» **MATERIAL PROVIDED**:
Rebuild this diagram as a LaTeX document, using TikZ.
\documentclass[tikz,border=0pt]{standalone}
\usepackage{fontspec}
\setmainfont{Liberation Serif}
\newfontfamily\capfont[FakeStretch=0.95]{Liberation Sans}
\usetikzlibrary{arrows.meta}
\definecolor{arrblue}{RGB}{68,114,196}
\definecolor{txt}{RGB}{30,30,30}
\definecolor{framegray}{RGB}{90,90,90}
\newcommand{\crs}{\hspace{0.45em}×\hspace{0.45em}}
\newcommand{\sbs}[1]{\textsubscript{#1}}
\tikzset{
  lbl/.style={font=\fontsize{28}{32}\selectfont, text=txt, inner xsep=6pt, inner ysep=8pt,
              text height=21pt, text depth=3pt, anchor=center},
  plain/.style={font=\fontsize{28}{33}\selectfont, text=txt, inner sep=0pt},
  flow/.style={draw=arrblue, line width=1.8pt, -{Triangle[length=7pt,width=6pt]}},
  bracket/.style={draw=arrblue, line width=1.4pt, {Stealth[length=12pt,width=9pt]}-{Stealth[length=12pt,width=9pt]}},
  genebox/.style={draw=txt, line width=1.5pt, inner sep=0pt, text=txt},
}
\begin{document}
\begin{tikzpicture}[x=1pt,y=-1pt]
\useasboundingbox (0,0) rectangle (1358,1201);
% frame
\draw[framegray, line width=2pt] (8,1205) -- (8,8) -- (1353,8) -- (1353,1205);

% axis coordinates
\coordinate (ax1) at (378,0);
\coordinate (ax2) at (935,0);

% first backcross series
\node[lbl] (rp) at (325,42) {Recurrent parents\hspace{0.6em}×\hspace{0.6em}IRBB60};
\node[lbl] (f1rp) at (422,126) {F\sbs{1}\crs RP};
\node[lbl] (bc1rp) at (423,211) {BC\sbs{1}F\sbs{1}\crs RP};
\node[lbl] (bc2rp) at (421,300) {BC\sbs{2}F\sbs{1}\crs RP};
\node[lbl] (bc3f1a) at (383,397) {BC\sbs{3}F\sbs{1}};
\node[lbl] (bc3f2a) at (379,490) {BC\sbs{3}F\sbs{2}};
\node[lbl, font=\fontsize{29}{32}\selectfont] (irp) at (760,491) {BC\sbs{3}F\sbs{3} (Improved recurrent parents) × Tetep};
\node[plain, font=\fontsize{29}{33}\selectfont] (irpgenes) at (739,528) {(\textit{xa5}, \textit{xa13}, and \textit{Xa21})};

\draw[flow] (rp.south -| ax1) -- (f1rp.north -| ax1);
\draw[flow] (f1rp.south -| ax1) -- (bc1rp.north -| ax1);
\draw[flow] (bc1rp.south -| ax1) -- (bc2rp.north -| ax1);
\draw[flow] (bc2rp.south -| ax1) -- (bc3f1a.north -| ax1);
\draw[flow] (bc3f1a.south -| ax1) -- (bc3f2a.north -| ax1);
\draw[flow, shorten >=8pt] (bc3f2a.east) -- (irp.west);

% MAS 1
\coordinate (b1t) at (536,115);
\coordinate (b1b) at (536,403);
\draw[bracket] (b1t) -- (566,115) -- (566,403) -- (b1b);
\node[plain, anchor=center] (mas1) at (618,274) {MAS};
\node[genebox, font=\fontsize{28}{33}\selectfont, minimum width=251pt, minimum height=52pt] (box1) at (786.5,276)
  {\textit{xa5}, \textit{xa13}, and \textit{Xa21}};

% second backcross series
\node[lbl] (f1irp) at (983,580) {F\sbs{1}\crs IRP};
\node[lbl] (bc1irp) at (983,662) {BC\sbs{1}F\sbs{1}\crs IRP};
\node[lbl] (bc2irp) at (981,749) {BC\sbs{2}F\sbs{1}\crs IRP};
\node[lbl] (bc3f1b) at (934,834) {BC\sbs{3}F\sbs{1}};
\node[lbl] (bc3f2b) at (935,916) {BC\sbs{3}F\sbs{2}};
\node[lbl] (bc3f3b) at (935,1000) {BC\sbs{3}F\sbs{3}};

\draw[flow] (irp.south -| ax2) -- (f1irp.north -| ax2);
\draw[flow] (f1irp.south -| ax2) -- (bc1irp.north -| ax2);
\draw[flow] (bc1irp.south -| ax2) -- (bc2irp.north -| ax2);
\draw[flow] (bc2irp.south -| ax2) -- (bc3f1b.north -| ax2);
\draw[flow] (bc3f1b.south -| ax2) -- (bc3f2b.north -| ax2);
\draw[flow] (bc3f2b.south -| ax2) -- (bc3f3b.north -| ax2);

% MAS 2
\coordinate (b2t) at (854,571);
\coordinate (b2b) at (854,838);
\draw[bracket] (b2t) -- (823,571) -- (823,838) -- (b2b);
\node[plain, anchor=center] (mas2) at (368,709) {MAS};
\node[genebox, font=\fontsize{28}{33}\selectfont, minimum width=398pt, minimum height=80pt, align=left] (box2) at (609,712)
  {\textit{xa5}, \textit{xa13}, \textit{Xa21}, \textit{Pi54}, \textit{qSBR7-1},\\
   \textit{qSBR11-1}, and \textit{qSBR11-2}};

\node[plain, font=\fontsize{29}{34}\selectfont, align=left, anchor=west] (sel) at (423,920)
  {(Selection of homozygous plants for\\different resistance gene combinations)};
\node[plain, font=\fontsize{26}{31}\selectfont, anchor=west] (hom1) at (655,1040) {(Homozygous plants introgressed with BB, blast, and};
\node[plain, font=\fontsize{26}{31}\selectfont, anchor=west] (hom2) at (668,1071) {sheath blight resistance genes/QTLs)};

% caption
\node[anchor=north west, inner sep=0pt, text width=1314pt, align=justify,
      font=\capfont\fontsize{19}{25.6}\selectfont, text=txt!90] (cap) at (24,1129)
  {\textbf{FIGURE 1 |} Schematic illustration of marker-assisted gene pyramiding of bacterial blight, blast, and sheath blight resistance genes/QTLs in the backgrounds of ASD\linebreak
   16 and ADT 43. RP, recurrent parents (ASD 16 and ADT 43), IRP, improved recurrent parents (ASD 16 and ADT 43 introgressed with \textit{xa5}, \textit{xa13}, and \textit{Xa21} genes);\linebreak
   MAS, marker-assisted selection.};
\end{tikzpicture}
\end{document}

» **JOB**: Write out exactly the lines from the start of the material through the line with "(bc3f2a.east) -- (irp.west);". No other output is expected.

» **CORRECT RESULT**:
Rebuild this diagram as a LaTeX document, using TikZ.
\documentclass[tikz,border=0pt]{standalone}
\usepackage{fontspec}
\setmainfont{Liberation Serif}
\newfontfamily\capfont[FakeStretch=0.95]{Liberation Sans}
\usetikzlibrary{arrows.meta}
\definecolor{arrblue}{RGB}{68,114,196}
\definecolor{txt}{RGB}{30,30,30}
\definecolor{framegray}{RGB}{90,90,90}
\newcommand{\crs}{\hspace{0.45em}×\hspace{0.45em}}
\newcommand{\sbs}[1]{\textsubscript{#1}}
\tikzset{
  lbl/.style={font=\fontsize{28}{32}\selectfont, text=txt, inner xsep=6pt, inner ysep=8pt,
              text height=21pt, text depth=3pt, anchor=center},
  plain/.style={font=\fontsize{28}{33}\selectfont, text=txt, inner sep=0pt},
  flow/.style={draw=arrblue, line width=1.8pt, -{Triangle[length=7pt,width=6pt]}},
  bracket/.style={draw=arrblue, line width=1.4pt, {Stealth[length=12pt,width=9pt]}-{Stealth[length=12pt,width=9pt]}},
  genebox/.style={draw=txt, line width=1.5pt, inner sep=0pt, text=txt},
}
\begin{document}
\begin{tikzpicture}[x=1pt,y=-1pt]
\useasboundingbox (0,0) rectangle (1358,1201);
% frame
\draw[framegray, line width=2pt] (8,1205) -- (8,8) -- (1353,8) -- (1353,1205);

% axis coordinates
\coordinate (ax1) at (378,0);
\coordinate (ax2) at (935,0);

% first backcross series
\node[lbl] (rp) at (325,42) {Recurrent parents\hspace{0.6em}×\hspace{0.6em}IRBB60};
\node[lbl] (f1rp) at (422,126) {F\sbs{1}\crs RP};
\node[lbl] (bc1rp) at (423,211) {BC\sbs{1}F\sbs{1}\crs RP};
\node[lbl] (bc2rp) at (421,300) {BC\sbs{2}F\sbs{1}\crs RP};
\node[lbl] (bc3f1a) at (383,397) {BC\sbs{3}F\sbs{1}};
\node[lbl] (bc3f2a) at (379,490) {BC\sbs{3}F\sbs{2}};
\node[lbl, font=\fontsize{29}{32}\selectfont] (irp) at (760,491) {BC\sbs{3}F\sbs{3} (Improved recurrent parents) × Tetep};
\node[plain, font=\fontsize{29}{33}\selectfont] (irpgenes) at (739,528) {(\textit{xa5}, \textit{xa13}, and \textit{Xa21})};

\draw[flow] (rp.south -| ax1) -- (f1rp.north -| ax1);
\draw[flow] (f1rp.south -| ax1) -- (bc1rp.north -| ax1);
\draw[flow] (bc1rp.south -| ax1) -- (bc2rp.north -| ax1);
\draw[flow] (bc2rp.south -| ax1) -- (bc3f1a.north -| ax1);
\draw[flow] (bc3f1a.south -| ax1) -- (bc3f2a.north -| ax1);
\draw[flow, shorten >=8pt] (bc3f2a.east) -- (irp.west);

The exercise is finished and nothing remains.